YOUR INSTRUCTIONS
Search the listing for "picture" and copy every line where it appears.

STORED DATA
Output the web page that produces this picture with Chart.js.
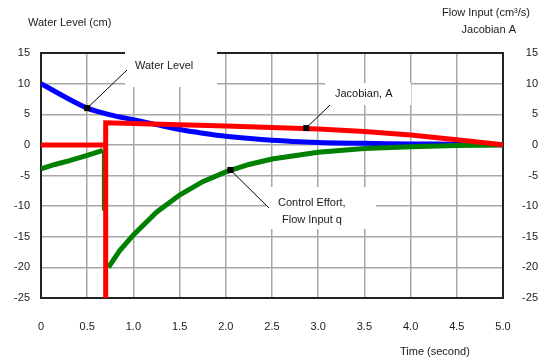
<!DOCTYPE html>
<html>
<head>
<meta charset="utf-8">
<script src="https://cdn.jsdelivr.net/npm/chart.js@4/dist/chart.umd.min.js"></script>
<style>
  html, body { margin: 0; padding: 0; background: #fff; }
  #wrap { width: 544px; height: 361px; }
</style>
</head>
<body>
<div id="wrap"><canvas id="grafica" width="544" height="361"></canvas></div>
<script>
// values
const levelTime  = [0, 0.25, 0.5, 0.75, 1.0, 1.25, 1.5, 1.75, 2.0, 2.5, 3.0, 3.5, 4.0, 4.5, 5.0];
const waterLevel = [10, 7.9, 6.0, 4.9, 4.1, 3.3, 2.5, 1.9, 1.4, 0.75, 0.4, 0.25, 0.15, 0.1, 0];

const jacobTime  = [0, 0.7, 0.7, 0.7, 1.0, 1.5, 2.0, 2.5, 3.0, 3.5, 4.0, 4.5, 5.0];
const jacobianA  = [0, 0, -25, 3.6, 3.5, 3.3, 3.1, 2.85, 2.6, 2.2, 1.6, 0.85, 0];

const flowTime   = [0, 0.15, 0.3, 0.5, 0.67, 0.67, 0.7, 0.73, 0.85, 1.0, 1.25, 1.5, 1.75, 2.0, 2.25, 2.5, 3.0, 3.5, 4.0, 4.5, 5.0];
const flowInput  = [-3.9, -3.2, -2.6, -1.7, -0.9, -10.7, null, -20, -17.3, -14.7, -11, -8.2, -6, -4.4, -3.2, -2.3, -1.2, -0.6, -0.3, -0.1, 0];

const xTicks = [0, 0.5, 1.0, 1.5, 2.0, 2.5, 3.0, 3.5, 4.0, 4.5, 5.0];
const yTicks = [-25, -20, -15, -10, -5, 0, 5, 10, 15];

function pares(xs, ys) {
    return xs.map((x, i) => ({ x: x, y: ys[i] }));
}

const fuente = '11px "Liberation Sans", Arial, sans-serif';
const colTexto = '#1a1a1a';

// frame, white label boxes, leader lines, texts
const anotaciones = {
    id: 'anotaciones',
    beforeDatasetsDraw(chart) {
        const ctx = chart.ctx;
        const a = chart.chartArea;
        ctx.save();
        ctx.strokeStyle = '#222';
        ctx.lineWidth = 2;
        ctx.strokeRect(a.left, a.top, a.right - a.left, a.bottom - a.top);
        ctx.fillStyle = '#fff';
        ctx.fillRect(125, 46, 92, 41);
        ctx.fillRect(325, 83, 86, 22);
        ctx.fillRect(266, 187, 110, 42);
        ctx.restore();
    },
    afterDatasetsDraw(chart) {
        const ctx = chart.ctx;
        const x = chart.scales.x;
        const y = chart.scales.y;
        ctx.save();
        ctx.strokeStyle = '#000';
        ctx.fillStyle = '#000';
        ctx.lineWidth = 1;
        const flechas = [
            [0.5, 6.0, 127, 70],
            [2.87, 2.75, 330, 105],
            [2.05, -4.1, 269, 208]
        ];
        flechas.forEach(f => {
            const px = x.getPixelForValue(f[0]);
            const py = y.getPixelForValue(f[1]);
            ctx.beginPath();
            ctx.moveTo(px, py);
            ctx.lineTo(f[2], f[3]);
            ctx.stroke();
            ctx.fillRect(px - 3, py - 3, 6, 6);
        });

        ctx.font = fuente;
        ctx.fillStyle = colTexto;
        ctx.textBaseline = 'middle';
        ctx.textAlign = 'left';
        ctx.fillText('Water Level', 135, 66);
        ctx.fillText('Jacobian, A', 335, 94);
        ctx.fillText('Control Effort,', 278, 203);
        ctx.fillText('Flow Input q', 282, 220);
        ctx.fillText('Water Level (cm)', 28, 23);
        ctx.fillText('Time (second)', 400, 352);
        ctx.textAlign = 'right';
        ctx.fillText('Flow Input (cm\u00B3/s)', 530, 13);
        ctx.fillText('Jacobian A', 516, 30);
        ctx.restore();
    }
};

const ejeY = {
    min: -25,
    max: 15,
    afterBuildTicks: s => { s.ticks = yTicks.map(v => ({ value: v })); },
    border: { display: false },
    ticks: { color: colTexto, font: { family: '"Liberation Sans", Arial, sans-serif', size: 11 } }
};

new Chart(document.getElementById('grafica').getContext('2d'), {
    type: 'line',
    data: {
        datasets: [{
            label: 'Jacobian, A',
            data: pares(jacobTime, jacobianA),
            borderColor: '#ff0000',
            borderWidth: 5,
            pointRadius: 0,
            tension: 0
        }, {
            label: 'Control Effort, Flow Input q',
            data: pares(flowTime, flowInput),
            borderColor: '#008000',
            borderWidth: 5,
            pointRadius: 0,
            tension: 0,
            spanGaps: false,
            segment: {
                borderWidth: c => (c.p0.parsed.x === c.p1.parsed.x ? 2 : 5)
            }
        }, {
            label: 'Water Level',
            data: pares(levelTime, waterLevel),
            borderColor: '#0000ff',
            borderWidth: 5,
            pointRadius: 0,
            tension: 0.25
        }]
    },
    plugins: [anotaciones],
    options: {
        responsive: false,
        animation: false,
        layout: { padding: { top: 53, left: 0, right: 6, bottom: 0 } },
        plugins: {
            legend: { display: false },
            tooltip: { enabled: false }
        },
        scales: {
            x: {
                type: 'linear',
                min: 0,
                max: 5,
                afterBuildTicks: s => { s.ticks = xTicks.map(v => ({ value: v })); },
                afterFit: s => { s.height = 63; },
                border: { display: false },
                grid: { color: '#a8a8a8', lineWidth: 1.5, drawTicks: false },
                ticks: {
                    padding: 22,
                    color: colTexto,
                    font: { family: '"Liberation Sans", Arial, sans-serif', size: 11 },
                    maxRotation: 0,
                    callback: v => (v === 0 ? '0' : v.toFixed(1))
                }
            },
            y: Object.assign({}, ejeY, {
                position: 'left',
                afterFit: s => { s.width = 41; },
                grid: { color: '#a8a8a8', lineWidth: 1.5, drawTicks: false },
                ticks: Object.assign({}, ejeY.ticks, { padding: 11 })
            }),
            y2: Object.assign({}, ejeY, {
                position: 'right',
                afterFit: s => { s.width = 35; },
                grid: { display: false, drawTicks: false },
                ticks: Object.assign({}, ejeY.ticks, { crossAlign: 'far', padding: 0 })
            })
        }
    }
});
</script>
</body>
</html>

WRITTEN RESPONSE
Output the web page that produces this picture with Chart.js.

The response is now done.